───── Collected data ─────

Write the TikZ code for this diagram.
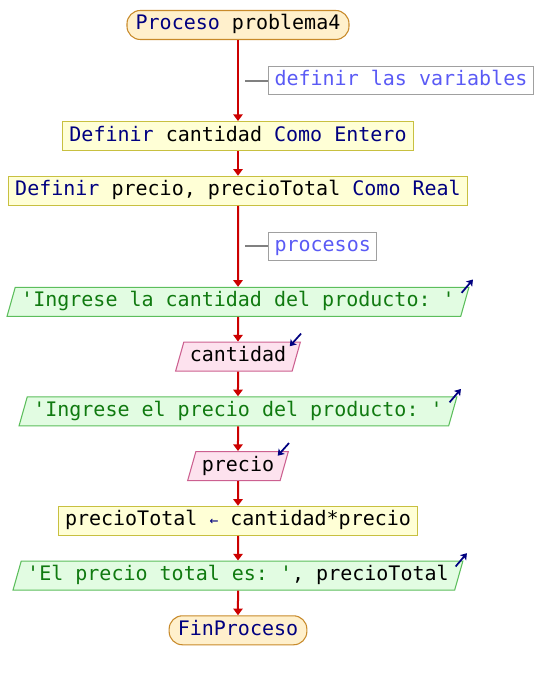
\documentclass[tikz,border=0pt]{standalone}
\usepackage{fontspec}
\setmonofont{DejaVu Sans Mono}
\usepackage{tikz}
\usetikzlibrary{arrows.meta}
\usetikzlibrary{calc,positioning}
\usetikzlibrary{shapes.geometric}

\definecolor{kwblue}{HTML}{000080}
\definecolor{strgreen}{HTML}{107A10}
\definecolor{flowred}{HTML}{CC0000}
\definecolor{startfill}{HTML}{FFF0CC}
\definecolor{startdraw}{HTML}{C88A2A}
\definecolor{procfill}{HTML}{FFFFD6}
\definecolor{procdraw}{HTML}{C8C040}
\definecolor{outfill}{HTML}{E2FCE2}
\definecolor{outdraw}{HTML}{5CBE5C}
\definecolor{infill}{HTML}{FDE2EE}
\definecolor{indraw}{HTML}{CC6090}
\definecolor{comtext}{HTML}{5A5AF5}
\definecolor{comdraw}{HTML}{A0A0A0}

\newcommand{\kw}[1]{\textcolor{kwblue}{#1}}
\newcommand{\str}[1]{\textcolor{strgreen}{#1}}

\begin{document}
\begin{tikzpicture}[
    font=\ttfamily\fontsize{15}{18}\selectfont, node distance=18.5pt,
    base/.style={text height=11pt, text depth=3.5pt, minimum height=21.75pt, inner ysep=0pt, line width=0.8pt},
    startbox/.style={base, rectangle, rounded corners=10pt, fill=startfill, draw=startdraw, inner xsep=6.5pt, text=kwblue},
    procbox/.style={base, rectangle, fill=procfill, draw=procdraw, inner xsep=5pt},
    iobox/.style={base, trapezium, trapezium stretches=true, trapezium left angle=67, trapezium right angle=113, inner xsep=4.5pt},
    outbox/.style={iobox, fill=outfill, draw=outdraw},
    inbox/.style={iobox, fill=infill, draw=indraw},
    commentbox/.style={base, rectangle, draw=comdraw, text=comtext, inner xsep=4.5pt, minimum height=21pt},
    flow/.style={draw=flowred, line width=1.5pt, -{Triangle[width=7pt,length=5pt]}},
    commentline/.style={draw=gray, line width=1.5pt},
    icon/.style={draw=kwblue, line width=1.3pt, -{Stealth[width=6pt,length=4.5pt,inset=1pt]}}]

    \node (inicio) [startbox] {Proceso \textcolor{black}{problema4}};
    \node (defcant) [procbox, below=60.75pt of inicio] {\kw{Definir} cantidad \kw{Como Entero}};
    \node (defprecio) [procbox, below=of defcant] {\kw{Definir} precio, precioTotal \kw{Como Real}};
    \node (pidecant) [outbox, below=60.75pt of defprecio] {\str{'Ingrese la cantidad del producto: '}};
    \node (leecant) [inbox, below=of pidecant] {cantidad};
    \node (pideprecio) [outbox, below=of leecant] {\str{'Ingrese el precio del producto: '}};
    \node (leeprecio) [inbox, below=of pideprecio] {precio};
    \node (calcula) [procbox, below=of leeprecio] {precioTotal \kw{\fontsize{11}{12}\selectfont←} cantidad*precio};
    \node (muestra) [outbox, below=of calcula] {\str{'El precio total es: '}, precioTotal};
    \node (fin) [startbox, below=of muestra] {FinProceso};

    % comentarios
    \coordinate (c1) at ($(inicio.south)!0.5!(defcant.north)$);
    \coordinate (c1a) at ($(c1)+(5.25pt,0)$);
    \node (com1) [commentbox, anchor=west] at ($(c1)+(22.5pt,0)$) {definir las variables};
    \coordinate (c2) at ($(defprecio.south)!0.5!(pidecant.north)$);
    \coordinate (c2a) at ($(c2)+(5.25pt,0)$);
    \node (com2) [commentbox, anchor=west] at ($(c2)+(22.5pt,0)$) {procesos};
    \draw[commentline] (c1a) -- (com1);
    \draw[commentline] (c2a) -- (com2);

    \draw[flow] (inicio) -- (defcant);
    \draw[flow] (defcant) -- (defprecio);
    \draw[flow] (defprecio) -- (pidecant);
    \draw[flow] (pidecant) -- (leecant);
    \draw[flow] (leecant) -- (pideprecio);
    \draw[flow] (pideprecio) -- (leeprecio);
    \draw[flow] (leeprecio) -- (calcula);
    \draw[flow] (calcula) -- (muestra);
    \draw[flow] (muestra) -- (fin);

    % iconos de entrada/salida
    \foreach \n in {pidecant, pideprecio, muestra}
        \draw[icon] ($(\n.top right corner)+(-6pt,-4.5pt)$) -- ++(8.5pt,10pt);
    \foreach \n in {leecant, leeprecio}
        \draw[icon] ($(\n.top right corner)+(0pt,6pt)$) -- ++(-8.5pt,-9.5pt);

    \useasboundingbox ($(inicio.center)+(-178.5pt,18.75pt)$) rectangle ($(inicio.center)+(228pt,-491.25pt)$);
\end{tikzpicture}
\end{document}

─────

**What needs to be done:** Print the full listing exactly, dropping the pictures.

**The result:**
Write the TikZ code for this diagram.
\documentclass[tikz,border=0pt]{standalone}
\usepackage{fontspec}
\setmonofont{DejaVu Sans Mono}
\usepackage{tikz}
\usetikzlibrary{arrows.meta}
\usetikzlibrary{calc,positioning}
\usetikzlibrary{shapes.geometric}

\definecolor{kwblue}{HTML}{000080}
\definecolor{strgreen}{HTML}{107A10}
\definecolor{flowred}{HTML}{CC0000}
\definecolor{startfill}{HTML}{FFF0CC}
\definecolor{startdraw}{HTML}{C88A2A}
\definecolor{procfill}{HTML}{FFFFD6}
\definecolor{procdraw}{HTML}{C8C040}
\definecolor{outfill}{HTML}{E2FCE2}
\definecolor{outdraw}{HTML}{5CBE5C}
\definecolor{infill}{HTML}{FDE2EE}
\definecolor{indraw}{HTML}{CC6090}
\definecolor{comtext}{HTML}{5A5AF5}
\definecolor{comdraw}{HTML}{A0A0A0}

\newcommand{\kw}[1]{\textcolor{kwblue}{#1}}
\newcommand{\str}[1]{\textcolor{strgreen}{#1}}

\begin{document}
\begin{tikzpicture}[
    font=\ttfamily\fontsize{15}{18}\selectfont, node distance=18.5pt,
    base/.style={text height=11pt, text depth=3.5pt, minimum height=21.75pt, inner ysep=0pt, line width=0.8pt},
    startbox/.style={base, rectangle, rounded corners=10pt, fill=startfill, draw=startdraw, inner xsep=6.5pt, text=kwblue},
    procbox/.style={base, rectangle, fill=procfill, draw=procdraw, inner xsep=5pt},
    iobox/.style={base, trapezium, trapezium stretches=true, trapezium left angle=67, trapezium right angle=113, inner xsep=4.5pt},
    outbox/.style={iobox, fill=outfill, draw=outdraw},
    inbox/.style={iobox, fill=infill, draw=indraw},
    commentbox/.style={base, rectangle, draw=comdraw, text=comtext, inner xsep=4.5pt, minimum height=21pt},
    flow/.style={draw=flowred, line width=1.5pt, -{Triangle[width=7pt,length=5pt]}},
    commentline/.style={draw=gray, line width=1.5pt},
    icon/.style={draw=kwblue, line width=1.3pt, -{Stealth[width=6pt,length=4.5pt,inset=1pt]}}]

    \node (inicio) [startbox] {Proceso \textcolor{black}{problema4}};
    \node (defcant) [procbox, below=60.75pt of inicio] {\kw{Definir} cantidad \kw{Como Entero}};
    \node (defprecio) [procbox, below=of defcant] {\kw{Definir} precio, precioTotal \kw{Como Real}};
    \node (pidecant) [outbox, below=60.75pt of defprecio] {\str{'Ingrese la cantidad del producto: '}};
    \node (leecant) [inbox, below=of pidecant] {cantidad};
    \node (pideprecio) [outbox, below=of leecant] {\str{'Ingrese el precio del producto: '}};
    \node (leeprecio) [inbox, below=of pideprecio] {precio};
    \node (calcula) [procbox, below=of leeprecio] {precioTotal \kw{\fontsize{11}{12}\selectfont←} cantidad*precio};
    \node (muestra) [outbox, below=of calcula] {\str{'El precio total es: '}, precioTotal};
    \node (fin) [startbox, below=of muestra] {FinProceso};

    % comentarios
    \coordinate (c1) at ($(inicio.south)!0.5!(defcant.north)$);
    \coordinate (c1a) at ($(c1)+(5.25pt,0)$);
    \node (com1) [commentbox, anchor=west] at ($(c1)+(22.5pt,0)$) {definir las variables};
    \coordinate (c2) at ($(defprecio.south)!0.5!(pidecant.north)$);
    \coordinate (c2a) at ($(c2)+(5.25pt,0)$);
    \node (com2) [commentbox, anchor=west] at ($(c2)+(22.5pt,0)$) {procesos};
    \draw[commentline] (c1a) -- (com1);
    \draw[commentline] (c2a) -- (com2);

    \draw[flow] (inicio) -- (defcant);
    \draw[flow] (defcant) -- (defprecio);
    \draw[flow] (defprecio) -- (pidecant);
    \draw[flow] (pidecant) -- (leecant);
    \draw[flow] (leecant) -- (pideprecio);
    \draw[flow] (pideprecio) -- (leeprecio);
    \draw[flow] (leeprecio) -- (calcula);
    \draw[flow] (calcula) -- (muestra);
    \draw[flow] (muestra) -- (fin);

    % iconos de entrada/salida
    \foreach \n in {pidecant, pideprecio, muestra}
        \draw[icon] ($(\n.top right corner)+(-6pt,-4.5pt)$) -- ++(8.5pt,10pt);
    \foreach \n in {leecant, leeprecio}
        \draw[icon] ($(\n.top right corner)+(0pt,6pt)$) -- ++(-8.5pt,-9.5pt);

    \useasboundingbox ($(inicio.center)+(-178.5pt,18.75pt)$) rectangle ($(inicio.center)+(228pt,-491.25pt)$);
\end{tikzpicture}
\end{document}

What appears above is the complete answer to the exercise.